## Begin PROVIDED DATA
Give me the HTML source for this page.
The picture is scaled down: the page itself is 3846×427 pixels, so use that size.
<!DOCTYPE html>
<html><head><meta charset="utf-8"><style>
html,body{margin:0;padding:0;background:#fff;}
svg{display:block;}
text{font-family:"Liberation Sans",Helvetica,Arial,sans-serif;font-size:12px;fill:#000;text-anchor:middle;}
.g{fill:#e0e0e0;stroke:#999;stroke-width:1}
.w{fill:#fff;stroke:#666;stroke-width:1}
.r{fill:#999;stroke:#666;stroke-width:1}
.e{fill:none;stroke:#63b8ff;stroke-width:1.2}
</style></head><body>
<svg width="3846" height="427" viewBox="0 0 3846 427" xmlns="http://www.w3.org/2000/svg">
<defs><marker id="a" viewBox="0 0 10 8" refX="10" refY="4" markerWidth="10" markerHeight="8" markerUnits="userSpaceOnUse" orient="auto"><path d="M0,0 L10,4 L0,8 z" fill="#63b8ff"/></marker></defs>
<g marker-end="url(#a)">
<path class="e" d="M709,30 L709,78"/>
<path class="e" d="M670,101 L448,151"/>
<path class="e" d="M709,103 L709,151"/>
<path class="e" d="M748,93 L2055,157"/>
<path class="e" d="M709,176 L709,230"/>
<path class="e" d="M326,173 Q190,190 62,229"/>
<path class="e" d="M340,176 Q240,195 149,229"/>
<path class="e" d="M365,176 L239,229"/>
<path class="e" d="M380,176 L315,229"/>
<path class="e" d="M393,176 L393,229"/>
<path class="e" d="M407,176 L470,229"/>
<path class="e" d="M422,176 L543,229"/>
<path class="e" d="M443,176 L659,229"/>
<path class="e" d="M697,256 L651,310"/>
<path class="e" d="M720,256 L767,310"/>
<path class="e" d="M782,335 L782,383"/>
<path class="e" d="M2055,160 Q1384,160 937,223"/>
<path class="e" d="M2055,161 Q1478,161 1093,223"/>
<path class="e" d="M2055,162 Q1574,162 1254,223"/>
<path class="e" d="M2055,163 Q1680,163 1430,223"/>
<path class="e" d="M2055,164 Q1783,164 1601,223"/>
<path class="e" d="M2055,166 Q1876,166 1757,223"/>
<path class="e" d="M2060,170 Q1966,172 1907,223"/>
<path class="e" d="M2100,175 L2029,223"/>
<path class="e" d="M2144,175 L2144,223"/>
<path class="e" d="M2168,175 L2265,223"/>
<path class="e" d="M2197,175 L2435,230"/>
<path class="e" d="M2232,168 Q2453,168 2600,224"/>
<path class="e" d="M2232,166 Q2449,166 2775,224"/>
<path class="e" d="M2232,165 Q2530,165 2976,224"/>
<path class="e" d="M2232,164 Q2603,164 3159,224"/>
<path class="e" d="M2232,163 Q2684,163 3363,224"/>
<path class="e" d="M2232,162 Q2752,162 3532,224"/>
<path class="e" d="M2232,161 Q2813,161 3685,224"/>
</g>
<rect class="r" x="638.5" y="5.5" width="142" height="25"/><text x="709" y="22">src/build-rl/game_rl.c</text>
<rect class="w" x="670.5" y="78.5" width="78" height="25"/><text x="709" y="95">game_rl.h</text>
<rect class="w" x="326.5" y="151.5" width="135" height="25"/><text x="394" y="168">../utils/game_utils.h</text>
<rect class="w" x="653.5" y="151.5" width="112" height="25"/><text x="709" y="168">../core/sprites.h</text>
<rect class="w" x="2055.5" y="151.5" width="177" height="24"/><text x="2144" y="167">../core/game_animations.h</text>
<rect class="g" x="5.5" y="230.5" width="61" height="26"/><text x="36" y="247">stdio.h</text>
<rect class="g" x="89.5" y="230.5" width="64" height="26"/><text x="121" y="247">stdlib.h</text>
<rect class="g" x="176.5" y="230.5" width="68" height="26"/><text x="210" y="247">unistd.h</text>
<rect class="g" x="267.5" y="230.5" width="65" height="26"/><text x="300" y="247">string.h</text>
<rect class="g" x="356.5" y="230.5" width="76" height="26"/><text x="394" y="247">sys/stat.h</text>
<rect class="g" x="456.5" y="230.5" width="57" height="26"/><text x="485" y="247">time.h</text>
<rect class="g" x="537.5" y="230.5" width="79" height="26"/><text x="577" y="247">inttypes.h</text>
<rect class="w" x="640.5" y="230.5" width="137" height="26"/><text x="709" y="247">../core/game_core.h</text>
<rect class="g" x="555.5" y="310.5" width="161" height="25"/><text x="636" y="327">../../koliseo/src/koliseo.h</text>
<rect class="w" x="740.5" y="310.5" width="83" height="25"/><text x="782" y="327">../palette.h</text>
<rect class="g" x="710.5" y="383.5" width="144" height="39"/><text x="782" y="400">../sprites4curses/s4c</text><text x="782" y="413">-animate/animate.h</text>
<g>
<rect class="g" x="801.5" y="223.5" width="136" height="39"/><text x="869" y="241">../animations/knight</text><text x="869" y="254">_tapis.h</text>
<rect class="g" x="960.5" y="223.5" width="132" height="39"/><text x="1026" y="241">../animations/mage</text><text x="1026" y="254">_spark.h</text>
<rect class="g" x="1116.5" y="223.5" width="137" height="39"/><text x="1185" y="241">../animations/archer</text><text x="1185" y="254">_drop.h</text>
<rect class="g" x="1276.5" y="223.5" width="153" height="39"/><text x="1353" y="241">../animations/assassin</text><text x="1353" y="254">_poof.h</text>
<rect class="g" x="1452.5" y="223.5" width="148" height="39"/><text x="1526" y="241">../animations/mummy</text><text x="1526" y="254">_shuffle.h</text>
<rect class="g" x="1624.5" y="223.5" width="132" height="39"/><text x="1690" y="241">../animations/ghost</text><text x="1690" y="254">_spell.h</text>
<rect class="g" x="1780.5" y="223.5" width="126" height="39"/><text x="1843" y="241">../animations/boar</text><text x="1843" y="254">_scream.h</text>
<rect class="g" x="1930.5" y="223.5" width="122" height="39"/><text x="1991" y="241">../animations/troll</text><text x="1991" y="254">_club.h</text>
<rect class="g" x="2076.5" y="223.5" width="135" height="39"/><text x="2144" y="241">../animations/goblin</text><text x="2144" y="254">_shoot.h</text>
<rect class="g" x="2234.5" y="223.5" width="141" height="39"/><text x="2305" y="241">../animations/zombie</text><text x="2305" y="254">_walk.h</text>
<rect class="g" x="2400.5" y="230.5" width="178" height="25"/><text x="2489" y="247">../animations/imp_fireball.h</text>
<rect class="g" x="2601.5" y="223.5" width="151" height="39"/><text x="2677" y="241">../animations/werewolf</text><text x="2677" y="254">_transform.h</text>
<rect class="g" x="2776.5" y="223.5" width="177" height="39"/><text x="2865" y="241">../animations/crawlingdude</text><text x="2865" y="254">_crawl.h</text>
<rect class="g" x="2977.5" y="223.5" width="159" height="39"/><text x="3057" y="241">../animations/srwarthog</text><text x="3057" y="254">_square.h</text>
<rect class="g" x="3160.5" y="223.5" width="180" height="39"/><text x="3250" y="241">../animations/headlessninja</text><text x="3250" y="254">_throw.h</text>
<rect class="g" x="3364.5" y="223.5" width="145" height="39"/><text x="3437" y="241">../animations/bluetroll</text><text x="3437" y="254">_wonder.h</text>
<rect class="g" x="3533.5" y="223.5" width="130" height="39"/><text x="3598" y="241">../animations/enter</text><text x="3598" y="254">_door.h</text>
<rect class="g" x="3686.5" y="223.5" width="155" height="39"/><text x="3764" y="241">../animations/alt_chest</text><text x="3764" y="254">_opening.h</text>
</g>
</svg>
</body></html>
## End PROVIDED DATA
## Begin PROVIDED DATA
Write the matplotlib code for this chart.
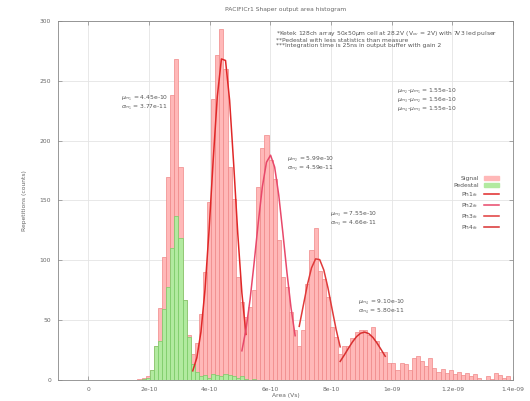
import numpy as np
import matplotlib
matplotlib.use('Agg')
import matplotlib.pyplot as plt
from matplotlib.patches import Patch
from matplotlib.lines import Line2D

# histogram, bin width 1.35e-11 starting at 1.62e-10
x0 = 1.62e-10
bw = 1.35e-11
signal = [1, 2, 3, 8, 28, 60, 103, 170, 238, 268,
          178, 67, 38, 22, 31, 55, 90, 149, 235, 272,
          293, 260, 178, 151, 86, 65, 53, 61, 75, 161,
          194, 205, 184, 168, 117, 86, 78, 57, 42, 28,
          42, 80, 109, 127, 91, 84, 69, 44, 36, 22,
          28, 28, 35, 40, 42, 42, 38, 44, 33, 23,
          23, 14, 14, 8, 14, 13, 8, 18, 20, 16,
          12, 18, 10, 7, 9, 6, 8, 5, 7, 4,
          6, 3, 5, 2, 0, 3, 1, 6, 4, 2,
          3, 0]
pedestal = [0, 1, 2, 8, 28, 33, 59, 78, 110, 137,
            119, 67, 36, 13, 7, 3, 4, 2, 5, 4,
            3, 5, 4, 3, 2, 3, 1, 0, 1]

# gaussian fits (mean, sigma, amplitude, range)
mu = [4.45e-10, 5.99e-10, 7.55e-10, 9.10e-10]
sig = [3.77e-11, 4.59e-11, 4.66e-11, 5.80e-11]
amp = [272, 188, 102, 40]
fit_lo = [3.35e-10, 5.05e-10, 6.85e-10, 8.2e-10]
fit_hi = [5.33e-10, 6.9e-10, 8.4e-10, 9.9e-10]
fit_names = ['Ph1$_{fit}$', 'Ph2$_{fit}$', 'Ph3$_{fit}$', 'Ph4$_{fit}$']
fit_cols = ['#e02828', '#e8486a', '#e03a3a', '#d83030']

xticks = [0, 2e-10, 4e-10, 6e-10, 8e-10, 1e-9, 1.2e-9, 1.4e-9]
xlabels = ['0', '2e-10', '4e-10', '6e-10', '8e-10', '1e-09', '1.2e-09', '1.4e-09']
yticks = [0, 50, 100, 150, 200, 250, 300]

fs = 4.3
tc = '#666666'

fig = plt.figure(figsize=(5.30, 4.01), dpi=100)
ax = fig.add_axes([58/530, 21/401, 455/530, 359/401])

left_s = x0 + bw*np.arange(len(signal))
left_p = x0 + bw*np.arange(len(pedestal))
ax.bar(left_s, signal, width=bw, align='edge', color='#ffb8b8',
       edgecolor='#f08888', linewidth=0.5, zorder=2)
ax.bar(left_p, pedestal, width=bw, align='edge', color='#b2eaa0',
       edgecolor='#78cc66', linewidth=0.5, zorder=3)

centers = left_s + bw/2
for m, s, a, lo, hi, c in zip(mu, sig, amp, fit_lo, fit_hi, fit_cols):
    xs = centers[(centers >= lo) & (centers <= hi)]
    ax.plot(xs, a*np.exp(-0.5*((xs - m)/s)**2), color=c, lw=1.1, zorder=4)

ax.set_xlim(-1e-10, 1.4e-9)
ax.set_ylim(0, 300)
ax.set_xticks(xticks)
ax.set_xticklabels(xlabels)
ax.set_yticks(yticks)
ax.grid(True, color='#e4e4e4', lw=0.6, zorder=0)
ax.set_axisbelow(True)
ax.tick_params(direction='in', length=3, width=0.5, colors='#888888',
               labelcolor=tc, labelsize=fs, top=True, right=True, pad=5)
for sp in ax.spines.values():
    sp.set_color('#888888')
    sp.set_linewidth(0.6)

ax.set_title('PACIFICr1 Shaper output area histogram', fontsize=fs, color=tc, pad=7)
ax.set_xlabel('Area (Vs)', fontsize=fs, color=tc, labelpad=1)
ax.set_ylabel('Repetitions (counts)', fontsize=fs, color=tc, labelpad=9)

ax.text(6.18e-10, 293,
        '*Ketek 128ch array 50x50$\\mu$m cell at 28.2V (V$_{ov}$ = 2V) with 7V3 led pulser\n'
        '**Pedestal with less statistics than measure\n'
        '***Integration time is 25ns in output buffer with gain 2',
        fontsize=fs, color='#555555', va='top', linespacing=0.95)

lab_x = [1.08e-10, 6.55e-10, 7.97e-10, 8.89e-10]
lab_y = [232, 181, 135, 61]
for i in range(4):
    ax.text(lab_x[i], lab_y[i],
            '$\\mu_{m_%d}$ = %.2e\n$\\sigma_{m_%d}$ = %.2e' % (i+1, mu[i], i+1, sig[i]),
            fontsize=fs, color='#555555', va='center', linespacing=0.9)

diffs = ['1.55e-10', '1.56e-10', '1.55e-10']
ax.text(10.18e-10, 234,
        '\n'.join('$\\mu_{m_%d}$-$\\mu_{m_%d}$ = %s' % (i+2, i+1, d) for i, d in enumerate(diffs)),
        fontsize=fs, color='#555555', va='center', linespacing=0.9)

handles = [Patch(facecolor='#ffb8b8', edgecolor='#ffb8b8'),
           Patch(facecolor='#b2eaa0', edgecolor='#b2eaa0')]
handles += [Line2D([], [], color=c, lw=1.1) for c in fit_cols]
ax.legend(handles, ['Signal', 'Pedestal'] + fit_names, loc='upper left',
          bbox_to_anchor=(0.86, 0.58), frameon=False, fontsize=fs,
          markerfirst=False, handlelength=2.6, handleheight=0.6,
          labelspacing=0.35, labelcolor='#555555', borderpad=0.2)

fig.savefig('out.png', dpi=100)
## End PROVIDED DATA
**EXERCISE DESCRIPTION**:
Extract the stretch of lines that begins at the line with "Write the matplotlib code for this chart." and ends at the line with "3, 5, 4, 3, 2, 3, 1, 0, 1]", inclusive. Omit every picture.

**SOLUTION**:
Write the matplotlib code for this chart.
import numpy as np
import matplotlib
matplotlib.use('Agg')
import matplotlib.pyplot as plt
from matplotlib.patches import Patch
from matplotlib.lines import Line2D

# histogram, bin width 1.35e-11 starting at 1.62e-10
x0 = 1.62e-10
bw = 1.35e-11
signal = [1, 2, 3, 8, 28, 60, 103, 170, 238, 268,
          178, 67, 38, 22, 31, 55, 90, 149, 235, 272,
          293, 260, 178, 151, 86, 65, 53, 61, 75, 161,
          194, 205, 184, 168, 117, 86, 78, 57, 42, 28,
          42, 80, 109, 127, 91, 84, 69, 44, 36, 22,
          28, 28, 35, 40, 42, 42, 38, 44, 33, 23,
          23, 14, 14, 8, 14, 13, 8, 18, 20, 16,
          12, 18, 10, 7, 9, 6, 8, 5, 7, 4,
          6, 3, 5, 2, 0, 3, 1, 6, 4, 2,
          3, 0]
pedestal = [0, 1, 2, 8, 28, 33, 59, 78, 110, 137,
            119, 67, 36, 13, 7, 3, 4, 2, 5, 4,
            3, 5, 4, 3, 2, 3, 1, 0, 1]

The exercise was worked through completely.